▶ Directive
The records below must be output exactly, without pictures.

▶ Records shown
────

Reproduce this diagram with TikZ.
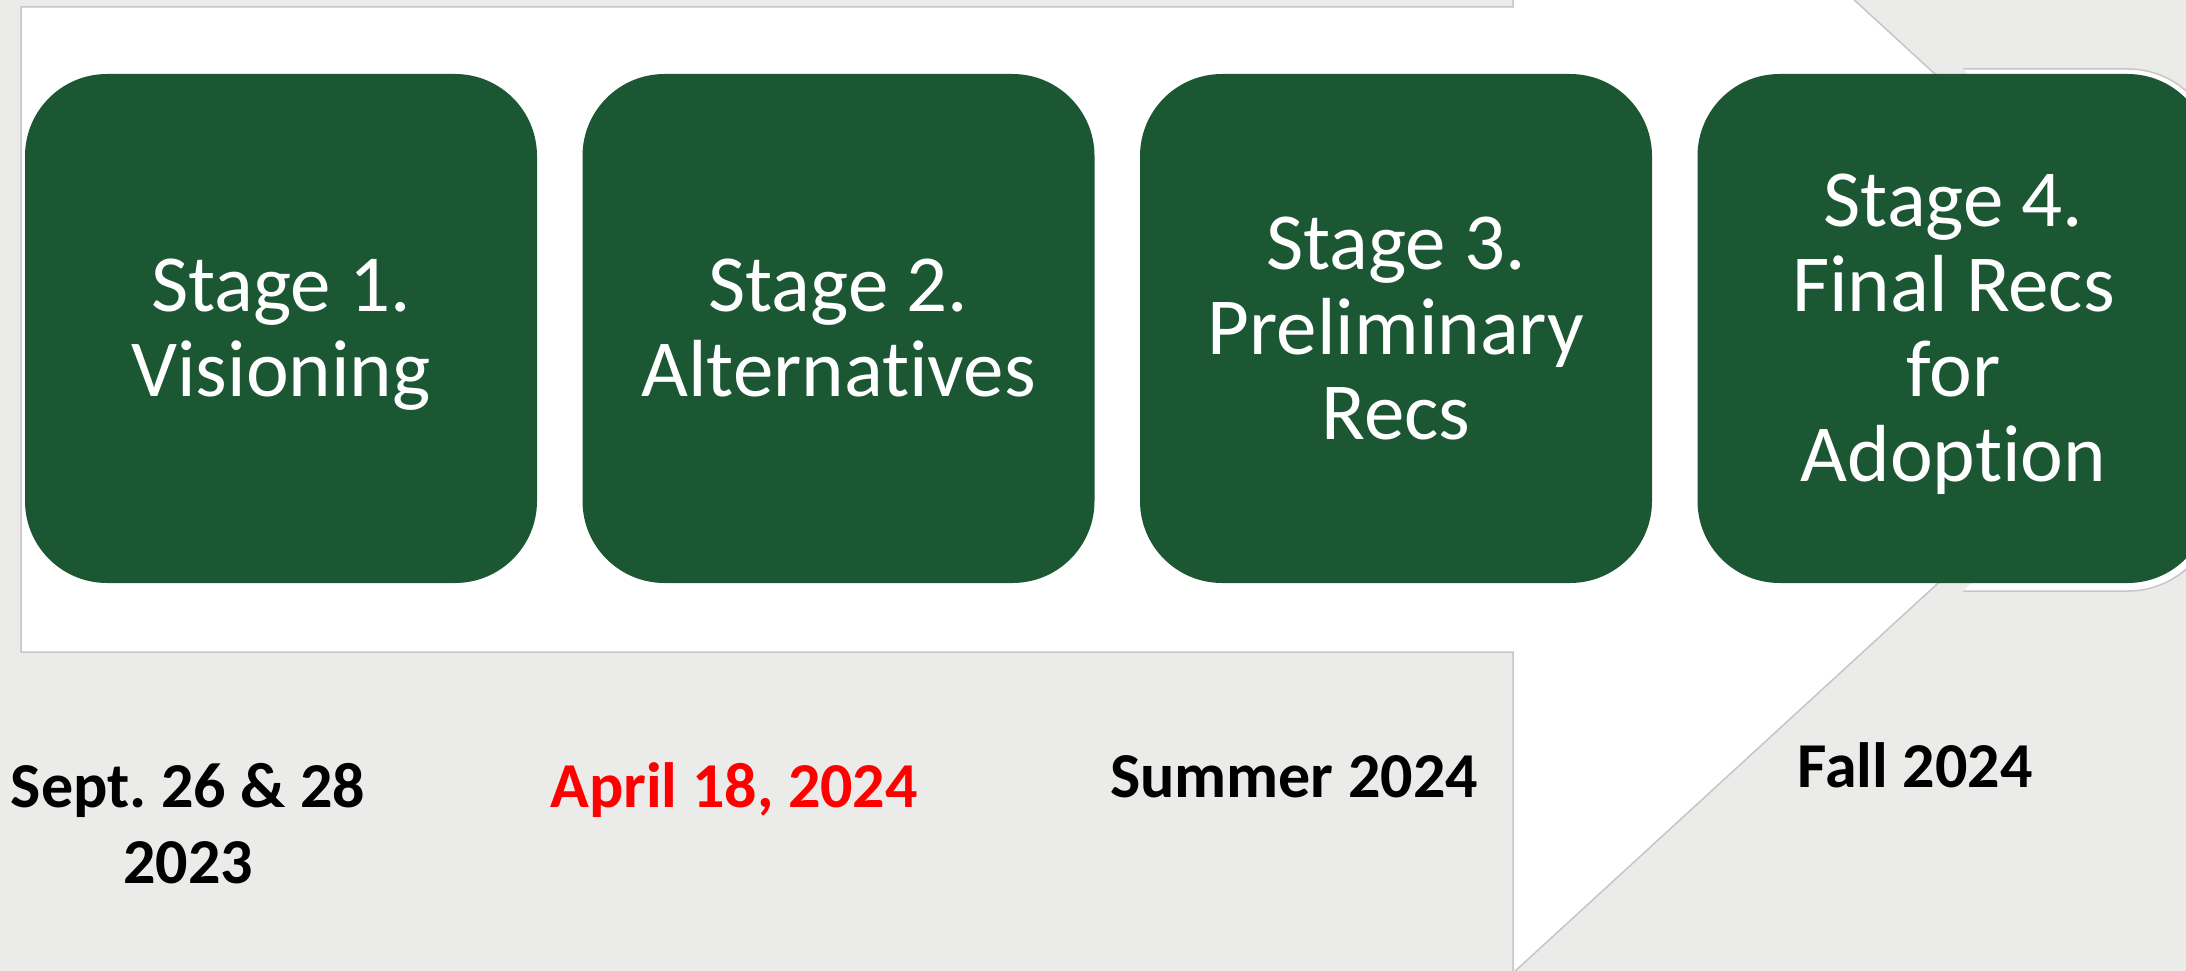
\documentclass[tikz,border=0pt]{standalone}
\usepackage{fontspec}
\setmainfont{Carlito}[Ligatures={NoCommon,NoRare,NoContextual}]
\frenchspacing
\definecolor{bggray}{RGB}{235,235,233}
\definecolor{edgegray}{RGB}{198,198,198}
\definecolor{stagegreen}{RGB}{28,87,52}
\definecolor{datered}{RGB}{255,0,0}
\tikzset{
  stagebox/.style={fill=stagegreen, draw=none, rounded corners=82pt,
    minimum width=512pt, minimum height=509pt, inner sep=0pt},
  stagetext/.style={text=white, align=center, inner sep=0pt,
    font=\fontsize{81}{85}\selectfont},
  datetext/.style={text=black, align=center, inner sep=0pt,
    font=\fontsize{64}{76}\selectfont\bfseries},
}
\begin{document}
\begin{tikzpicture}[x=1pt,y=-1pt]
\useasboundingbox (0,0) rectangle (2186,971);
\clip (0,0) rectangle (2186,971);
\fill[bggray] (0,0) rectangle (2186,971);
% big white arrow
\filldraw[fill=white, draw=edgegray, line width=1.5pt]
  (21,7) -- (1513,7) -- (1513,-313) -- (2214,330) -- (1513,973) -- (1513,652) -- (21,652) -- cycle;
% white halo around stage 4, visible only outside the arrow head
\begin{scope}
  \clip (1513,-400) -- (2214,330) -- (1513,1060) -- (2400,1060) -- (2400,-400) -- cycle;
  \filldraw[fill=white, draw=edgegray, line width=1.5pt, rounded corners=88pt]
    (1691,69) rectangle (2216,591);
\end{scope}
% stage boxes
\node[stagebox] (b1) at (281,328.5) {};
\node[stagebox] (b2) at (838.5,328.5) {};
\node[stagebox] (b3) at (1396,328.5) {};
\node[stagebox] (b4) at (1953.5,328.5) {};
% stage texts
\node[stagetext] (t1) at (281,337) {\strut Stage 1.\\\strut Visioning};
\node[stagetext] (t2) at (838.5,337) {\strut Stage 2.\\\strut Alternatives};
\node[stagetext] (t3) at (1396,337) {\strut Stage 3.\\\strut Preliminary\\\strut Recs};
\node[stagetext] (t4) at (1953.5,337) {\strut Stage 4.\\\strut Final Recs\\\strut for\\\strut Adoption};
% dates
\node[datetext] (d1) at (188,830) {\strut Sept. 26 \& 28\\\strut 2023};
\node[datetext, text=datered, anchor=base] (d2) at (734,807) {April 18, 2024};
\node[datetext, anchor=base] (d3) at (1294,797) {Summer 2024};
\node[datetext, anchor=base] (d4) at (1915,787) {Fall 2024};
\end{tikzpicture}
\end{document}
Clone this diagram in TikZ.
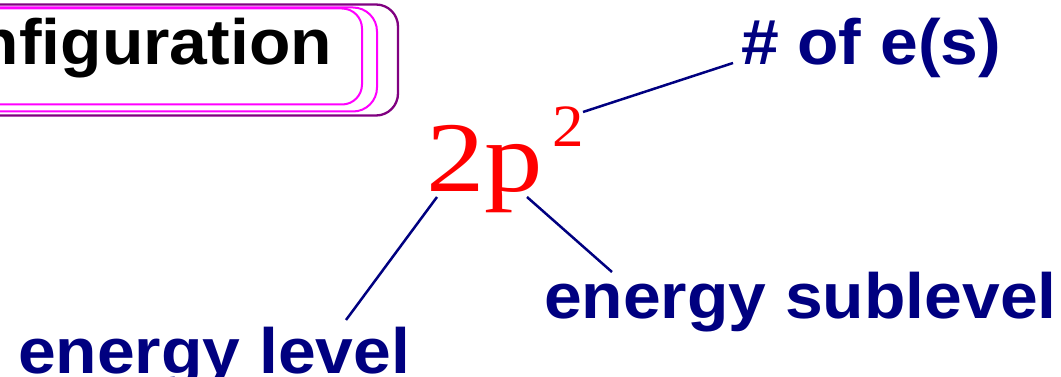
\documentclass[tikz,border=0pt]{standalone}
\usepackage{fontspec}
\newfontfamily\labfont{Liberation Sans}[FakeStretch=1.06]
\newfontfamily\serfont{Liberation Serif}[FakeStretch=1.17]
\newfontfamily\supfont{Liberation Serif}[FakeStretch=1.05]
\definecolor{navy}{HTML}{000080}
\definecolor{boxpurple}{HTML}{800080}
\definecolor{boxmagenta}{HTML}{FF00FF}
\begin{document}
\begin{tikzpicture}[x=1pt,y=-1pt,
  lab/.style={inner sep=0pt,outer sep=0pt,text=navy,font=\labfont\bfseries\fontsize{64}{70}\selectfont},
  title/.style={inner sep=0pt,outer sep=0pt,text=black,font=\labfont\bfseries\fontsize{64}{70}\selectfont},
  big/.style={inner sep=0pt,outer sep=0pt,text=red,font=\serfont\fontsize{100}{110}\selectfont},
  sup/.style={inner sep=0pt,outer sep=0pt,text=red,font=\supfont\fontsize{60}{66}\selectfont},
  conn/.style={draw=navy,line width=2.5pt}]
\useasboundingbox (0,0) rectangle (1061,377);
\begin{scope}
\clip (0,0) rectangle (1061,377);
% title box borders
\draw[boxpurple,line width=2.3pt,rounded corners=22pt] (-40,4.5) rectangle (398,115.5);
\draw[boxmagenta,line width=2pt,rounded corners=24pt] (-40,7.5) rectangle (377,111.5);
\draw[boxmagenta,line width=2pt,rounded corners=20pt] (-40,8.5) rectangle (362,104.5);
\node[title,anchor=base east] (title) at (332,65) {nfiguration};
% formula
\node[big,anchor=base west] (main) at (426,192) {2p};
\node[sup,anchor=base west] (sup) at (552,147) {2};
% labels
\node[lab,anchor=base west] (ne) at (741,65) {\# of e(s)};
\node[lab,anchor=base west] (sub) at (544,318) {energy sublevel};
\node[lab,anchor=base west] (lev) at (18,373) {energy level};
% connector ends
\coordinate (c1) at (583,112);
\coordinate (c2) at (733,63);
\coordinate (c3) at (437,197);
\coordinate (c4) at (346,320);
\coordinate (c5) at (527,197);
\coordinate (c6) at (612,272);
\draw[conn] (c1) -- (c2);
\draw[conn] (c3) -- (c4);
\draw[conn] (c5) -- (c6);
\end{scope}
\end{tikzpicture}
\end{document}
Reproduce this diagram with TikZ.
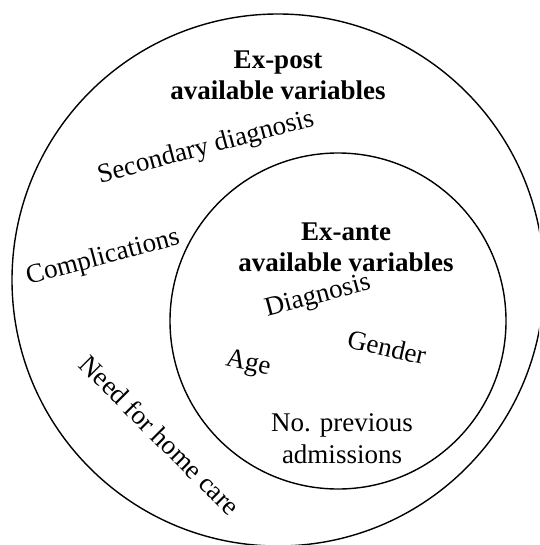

────

▶ Response to this task
Reproduce this diagram with TikZ.
\documentclass[tikz,border=0pt]{standalone}
\usepackage{fontspec}
\setmainfont{Carlito}[Ligatures={NoCommon,NoRare,NoContextual}]
\frenchspacing
\definecolor{bggray}{RGB}{235,235,233}
\definecolor{edgegray}{RGB}{198,198,198}
\definecolor{stagegreen}{RGB}{28,87,52}
\definecolor{datered}{RGB}{255,0,0}
\tikzset{
  stagebox/.style={fill=stagegreen, draw=none, rounded corners=82pt,
    minimum width=512pt, minimum height=509pt, inner sep=0pt},
  stagetext/.style={text=white, align=center, inner sep=0pt,
    font=\fontsize{81}{85}\selectfont},
  datetext/.style={text=black, align=center, inner sep=0pt,
    font=\fontsize{64}{76}\selectfont\bfseries},
}
\begin{document}
\begin{tikzpicture}[x=1pt,y=-1pt]
\useasboundingbox (0,0) rectangle (2186,971);
\clip (0,0) rectangle (2186,971);
\fill[bggray] (0,0) rectangle (2186,971);
% big white arrow
\filldraw[fill=white, draw=edgegray, line width=1.5pt]
  (21,7) -- (1513,7) -- (1513,-313) -- (2214,330) -- (1513,973) -- (1513,652) -- (21,652) -- cycle;
% white halo around stage 4, visible only outside the arrow head
\begin{scope}
  \clip (1513,-400) -- (2214,330) -- (1513,1060) -- (2400,1060) -- (2400,-400) -- cycle;
  \filldraw[fill=white, draw=edgegray, line width=1.5pt, rounded corners=88pt]
    (1691,69) rectangle (2216,591);
\end{scope}
% stage boxes
\node[stagebox] (b1) at (281,328.5) {};
\node[stagebox] (b2) at (838.5,328.5) {};
\node[stagebox] (b3) at (1396,328.5) {};
\node[stagebox] (b4) at (1953.5,328.5) {};
% stage texts
\node[stagetext] (t1) at (281,337) {\strut Stage 1.\\\strut Visioning};
\node[stagetext] (t2) at (838.5,337) {\strut Stage 2.\\\strut Alternatives};
\node[stagetext] (t3) at (1396,337) {\strut Stage 3.\\\strut Preliminary\\\strut Recs};
\node[stagetext] (t4) at (1953.5,337) {\strut Stage 4.\\\strut Final Recs\\\strut for\\\strut Adoption};
% dates
\node[datetext] (d1) at (188,830) {\strut Sept. 26 \& 28\\\strut 2023};
\node[datetext, text=datered, anchor=base] (d2) at (734,807) {April 18, 2024};
\node[datetext, anchor=base] (d3) at (1294,797) {Summer 2024};
\node[datetext, anchor=base] (d4) at (1915,787) {Fall 2024};
\end{tikzpicture}
\end{document}
Clone this diagram in TikZ.
\documentclass[tikz,border=0pt]{standalone}
\usepackage{fontspec}
\newfontfamily\labfont{Liberation Sans}[FakeStretch=1.06]
\newfontfamily\serfont{Liberation Serif}[FakeStretch=1.17]
\newfontfamily\supfont{Liberation Serif}[FakeStretch=1.05]
\definecolor{navy}{HTML}{000080}
\definecolor{boxpurple}{HTML}{800080}
\definecolor{boxmagenta}{HTML}{FF00FF}
\begin{document}
\begin{tikzpicture}[x=1pt,y=-1pt,
  lab/.style={inner sep=0pt,outer sep=0pt,text=navy,font=\labfont\bfseries\fontsize{64}{70}\selectfont},
  title/.style={inner sep=0pt,outer sep=0pt,text=black,font=\labfont\bfseries\fontsize{64}{70}\selectfont},
  big/.style={inner sep=0pt,outer sep=0pt,text=red,font=\serfont\fontsize{100}{110}\selectfont},
  sup/.style={inner sep=0pt,outer sep=0pt,text=red,font=\supfont\fontsize{60}{66}\selectfont},
  conn/.style={draw=navy,line width=2.5pt}]
\useasboundingbox (0,0) rectangle (1061,377);
\begin{scope}
\clip (0,0) rectangle (1061,377);
% title box borders
\draw[boxpurple,line width=2.3pt,rounded corners=22pt] (-40,4.5) rectangle (398,115.5);
\draw[boxmagenta,line width=2pt,rounded corners=24pt] (-40,7.5) rectangle (377,111.5);
\draw[boxmagenta,line width=2pt,rounded corners=20pt] (-40,8.5) rectangle (362,104.5);
\node[title,anchor=base east] (title) at (332,65) {nfiguration};
% formula
\node[big,anchor=base west] (main) at (426,192) {2p};
\node[sup,anchor=base west] (sup) at (552,147) {2};
% labels
\node[lab,anchor=base west] (ne) at (741,65) {\# of e(s)};
\node[lab,anchor=base west] (sub) at (544,318) {energy sublevel};
\node[lab,anchor=base west] (lev) at (18,373) {energy level};
% connector ends
\coordinate (c1) at (583,112);
\coordinate (c2) at (733,63);
\coordinate (c3) at (437,197);
\coordinate (c4) at (346,320);
\coordinate (c5) at (527,197);
\coordinate (c6) at (612,272);
\draw[conn] (c1) -- (c2);
\draw[conn] (c3) -- (c4);
\draw[conn] (c5) -- (c6);
\end{scope}
\end{tikzpicture}
\end{document}
Reproduce this diagram with TikZ.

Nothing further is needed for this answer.